How does that work? There are two drivers:
- Prevailing regulation ensured that if a company didn’t know it was polluting, it was unlikely to be prosecuted. So there was a powerful incentive to keep in the dark: harder for your critics to get the information they would need to prosecute you and less chance of being held responsible. By being forced to report, companies had to set in place measurement and tracking systems, which meant they knew what they were releasing – and when.
- It made available to those who cared, information on releases by company and by plant location. So community groups, environmental groups, researchers, and other people worried about the releases, could get access to, and then use the information: studies were made linking releases to cancer, for example, or assessing rates of illness near particular sources of emissions.
Wal-Mart has ~100.000 suppliers from whom it is requesting this information. And they had several competitors present, who are undertaking the same requests. Once they request this information, they cannot claim ‘not to know’ that a supplier did not have a mechanism in place for measuring emissions, or waste or social compliance.

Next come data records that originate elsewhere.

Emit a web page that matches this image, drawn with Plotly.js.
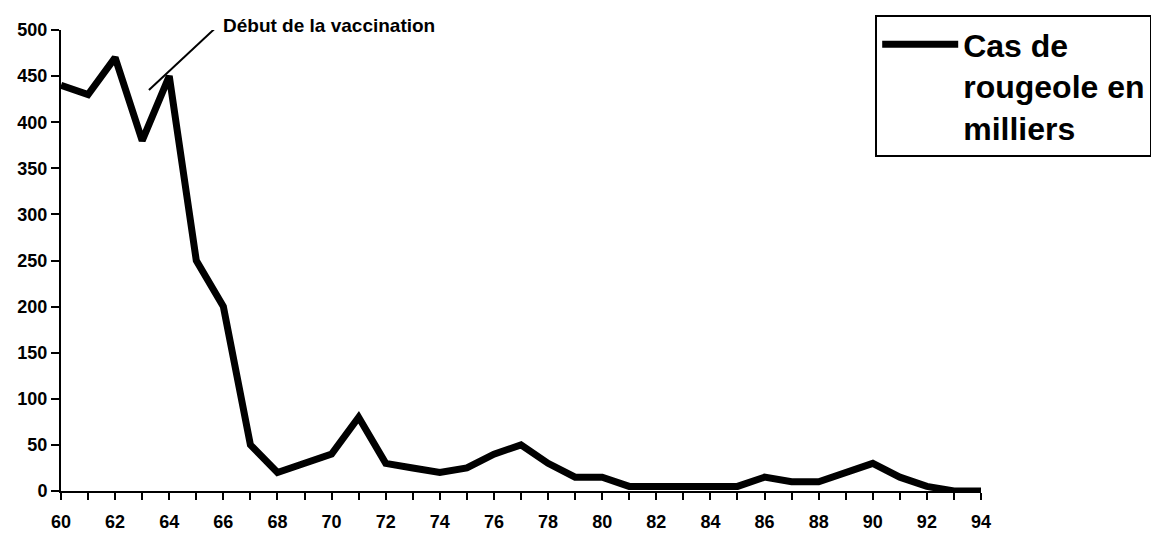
<!DOCTYPE html>
<html>
<head>
<meta charset="utf-8">
<script src="https://cdn.plot.ly/plotly-3.0.1.min.js"></script>
<style>html,body{margin:0;padding:0;background:#fff;}#chart{width:1151px;height:533px;}</style>
</head>
<body>
<div id="chart"></div>
<script>
const years = [60,61,62,63,64,65,66,67,68,69,70,71,72,73,74,75,76,77,78,79,80,81,82,83,84,85,86,87,88,89,90,91,92,93,94];
const cases = [440,430,470,380,450,250,200,50,20,30,40,80,30,25,20,25,40,50,30,15,15,5,5,5,5,5,15,10,10,20,30,15,5,0,0];
const tickYears = years.slice();
const tickLabels = years.map(y => (y % 2 === 0 ? String(y) : ''));
const seriesName = 'Cas de<br>rougeole en<br>milliers';
const noteText = 'Début de la vaccination';

const FONT = 'Liberation Sans, Arial, Helvetica, sans-serif';

const trace = {
  x: years, y: cases, type: 'scatter', mode: 'lines', name: seriesName,
  line: {color: '#000', width: 7}, cliponaxis: false, showlegend: true
};

const layout = {
  width: 1151, height: 533,
  margin: {l: 61, r: 170, t: 30, b: 42, autoexpand: false},
  paper_bgcolor: '#fff', plot_bgcolor: '#fff',
  font: {family: FONT, color: '#000', weight: 'bold'},
  showlegend: true,
  xaxis: {
    range: [60, 94], tickmode: 'array', tickvals: tickYears, ticktext: tickLabels,
    showline: true, linecolor: '#000', linewidth: 2, ticks: 'outside', ticklen: 7, tickwidth: 2, tickcolor: '#000',
    showgrid: false, zeroline: false, ticklabelstandoff: 6,
    tickfont: {family: FONT, size: 18, weight: 'bold', color: '#000'}
  },
  yaxis: {
    range: [0, 500], dtick: 50, tick0: 0,
    showline: true, linecolor: '#000', linewidth: 2, ticks: 'outside', ticklen: 8, tickwidth: 2, tickcolor: '#000',
    showgrid: false, zeroline: false,
    tickfont: {family: FONT, size: 18, weight: 'bold', color: '#000'}
  },
  legend: {
    x: 0.885, y: 1.0325, xanchor: 'left', yanchor: 'top',
    bordercolor: '#000', borderwidth: 2, bgcolor: '#fff',
    font: {family: FONT, size: 32, weight: 'bold', color: '#000'},
    itemwidth: 76, valign: 'top', entrywidth: 345
  },
  shapes: [
    {type: 'line', xref: 'x', yref: 'y', x0: 63.25, y0: 435, x1: 65.7, y1: 502, line: {color: '#000', width: 2}}
  ],
  annotations: [
    {x: 65.9, y: 1.0087, xref: 'x', yref: 'paper', text: noteText, showarrow: false, xanchor: 'left', yanchor: 'middle',
     font: {family: FONT, size: 19, weight: 'bold', color: '#000'}}
  ]
};

Plotly.newPlot('chart', [trace], layout, {displayModeBar: false, staticPlot: true});
</script>
</body>
</html>
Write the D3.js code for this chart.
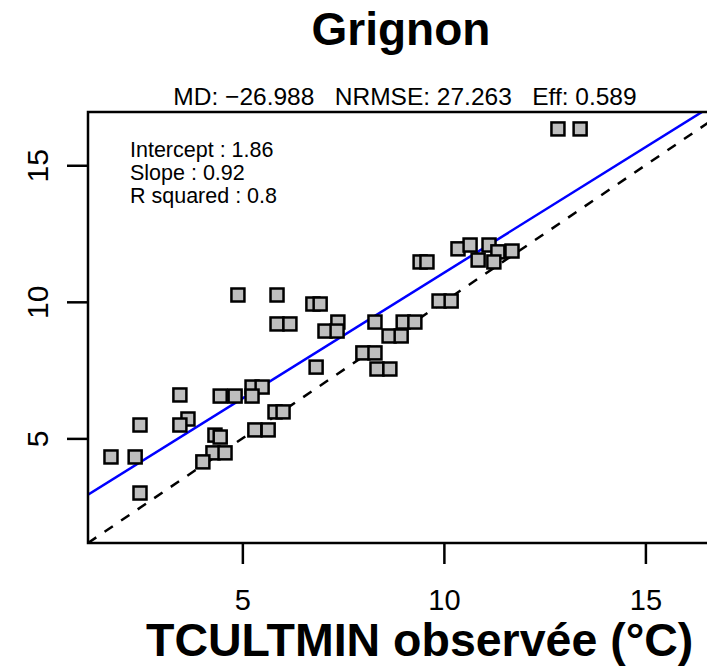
<!DOCTYPE html>
<html>
<head>
<meta charset="utf-8">
<script src="https://cdn.jsdelivr.net/npm/d3@7"></script>
<style>
  html, body { margin: 0; padding: 0; background: #fff; }
  svg { display: block; font-family: "Liberation Sans", Arial, Helvetica, sans-serif; }
</style>
</head>
<body>
<svg id="chart" width="707" height="670"></svg>
<script>
// ---- data ----
const title = "Grignon";
const subtitle = "MD: \u221226.988   NRMSE: 27.263   Eff: 0.589";
const xLabel = "TCULTMIN observée (°C)";
const statsLines = ["Intercept : 1.86", "Slope : 0.92", "R squared : 0.8"];
const intercept = 1.86;
const slope = 0.92;
const xTicks = [5, 10, 15];
const yTicks = [5, 10, 15];
const observed = [12.83, 13.38, 10.35, 10.65, 11.12, 10.85, 11.34, 11.69, 11.24, 9.41, 9.58,
  9.88, 10.18, 4.89, 5.86, 6.75, 6.93, 5.86, 6.18, 7.05, 7.37, 7.35, 8.29, 8.99, 9.28,
  8.64, 8.94, 7.99, 8.29, 8.34, 8.66, 6.83, 5.24, 5.49, 5.24, 4.45, 4.82, 3.45, 3.65,
  3.45, 2.46, 5.81, 6.01, 5.31, 5.64, 4.32, 4.45, 4.27, 4.57, 4.02, 1.74, 2.34, 2.46];
const simulated = [16.33, 16.33, 11.94, 12.08, 12.08, 11.53, 11.83, 11.86, 11.46, 11.46, 11.46,
  10.03, 10.03, 10.25, 10.25, 9.92, 9.92, 9.19, 9.19, 8.93, 9.26, 8.93, 9.26, 9.26, 9.26,
  8.75, 8.75, 8.13, 8.13, 7.54, 7.54, 7.61, 6.88, 6.88, 6.55, 6.55, 6.55, 6.59, 5.71,
  5.49, 5.49, 5.97, 5.97, 5.31, 5.31, 5.12, 5.05, 4.47, 4.47, 4.14, 4.32, 4.32, 3.00];
const domain = [1.17, 16.95];

// ---- layout ----
const svg = d3.select("#chart");
const L = 88, R = 724, T = 112, B = 543;
const x = d3.scaleLinear().domain(domain).range([L, R]);
const y = d3.scaleLinear().domain(domain).range([B, T]);

svg.append("defs").append("clipPath").attr("id", "plotclip")
  .append("rect").attr("x", L).attr("y", T).attr("width", R - L).attr("height", B - T);

// title
svg.append("text").attr("x", 401).attr("y", 45).attr("text-anchor", "middle")
  .attr("font-size", 46).attr("font-weight", "bold").text(title);
svg.append("text").attr("x", 405).attr("y", 105).attr("text-anchor", "middle")
  .attr("font-size", 24.5).style("white-space", "pre").attr("xml:space", "preserve").text(subtitle);

// lines
const g = svg.append("g").attr("clip-path", "url(#plotclip)");
g.append("line")
  .attr("x1", x(domain[0])).attr("y1", y(domain[0]))
  .attr("x2", x(domain[1])).attr("y2", y(domain[1]))
  .attr("stroke", "#000").attr("stroke-width", 2.5).attr("stroke-dasharray", "10,10");
g.append("line")
  .attr("x1", x(domain[0])).attr("y1", y(intercept + slope * domain[0]))
  .attr("x2", x(domain[1])).attr("y2", y(intercept + slope * domain[1]))
  .attr("stroke", "#0000ff").attr("stroke-width", 2.5);

// points
const pts = observed.map((o, i) => ({ o, s: simulated[i] }));
const side = 13;
g.selectAll("rect.pt").data(pts).enter().append("rect").attr("class", "pt")
  .attr("x", d => x(d.o) - side / 2).attr("y", d => y(d.s) - side / 2)
  .attr("width", side).attr("height", side)
  .attr("fill", "#bebebe").attr("stroke", "#000").attr("stroke-width", 2.5);

// stats
svg.selectAll("text.stat").data(statsLines).enter().append("text").attr("class", "stat")
  .attr("x", 130).attr("y", (d, i) => 157 + i * 23).attr("font-size", 21.5).text(d => d);

// box
svg.append("rect").attr("x", L).attr("y", T).attr("width", R - L).attr("height", B - T)
  .attr("fill", "none").attr("stroke", "#000").attr("stroke-width", 2.5);

// axes
const xAxis = d3.axisBottom(x).tickValues(xTicks).tickSize(21).tickPadding(25).tickFormat(d3.format("d"));
const xg = svg.append("g").attr("transform", `translate(0,${B})`).call(xAxis);
xg.select(".domain").remove();
xg.selectAll(".tick line").attr("stroke", "#000").attr("stroke-width", 2.5);
xg.selectAll(".tick text").attr("font-size", 29).attr("font-family", "Liberation Sans, Arial, sans-serif").attr("fill", "#000");

const yAxis = d3.axisLeft(y).tickValues(yTicks).tickSize(21).tickFormat(d3.format("d"));
const yg = svg.append("g").attr("transform", `translate(${L},0)`).call(yAxis);
yg.select(".domain").remove();
yg.selectAll(".tick line").attr("stroke", "#000").attr("stroke-width", 2.5);
yg.selectAll(".tick text")
  .attr("x", 0).attr("dy", 0)
  .attr("transform", "translate(-40,0) rotate(-90)")
  .attr("text-anchor", "middle")
  .attr("font-size", 30).attr("font-family", "Liberation Sans, Arial, sans-serif").attr("fill", "#000");

// x label
svg.append("text").attr("x", 146).attr("y", 656).attr("text-anchor", "start")
  .attr("font-size", 46.5).attr("font-weight", "bold").text(xLabel);
</script>
</body>
</html>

The multitudes will start measuring. Then managing. And reporting.
Which means that hundreds of thousands of companies and their suppliers, are going to start measuring – first the easy things: energy use, waste, water; then the harder elements: origin of all their inputs (material, processed and energy); and finally the sophisticated certifications: CDP, but also Marine Stewardship Council or Organic certification; Energy Star; Green Seal; FSC; Rainforest Allicance; Fair Trade, etc. All already specified in the 16 base questions Wal-Mart is asking. And then they will have to establish plans and measures to reduce the negative impacts of energy, materials, natural resource use and on people and communities.
The BIG Game Changer
This is game changing already. But Wal-Mart is going a step farther. In conjunction with competitors, suppliers, universities, scientists and NGOs, it has established a Sustainability Consortium that will seek to develop a uniform protocol for measuring all impacts for all products. They have some experience with their Packaging Scorecard. Now they will expand this, using analysis of all the enivornmental impacts associated with the material and energy extraction; transportation, manufacture, distribution, consumption and waste/recovery. And, they will seek to create a label that can go on pack, like a nutrition label. So that suppliers will find themselves competing to provide the lowest impact product. For the best price.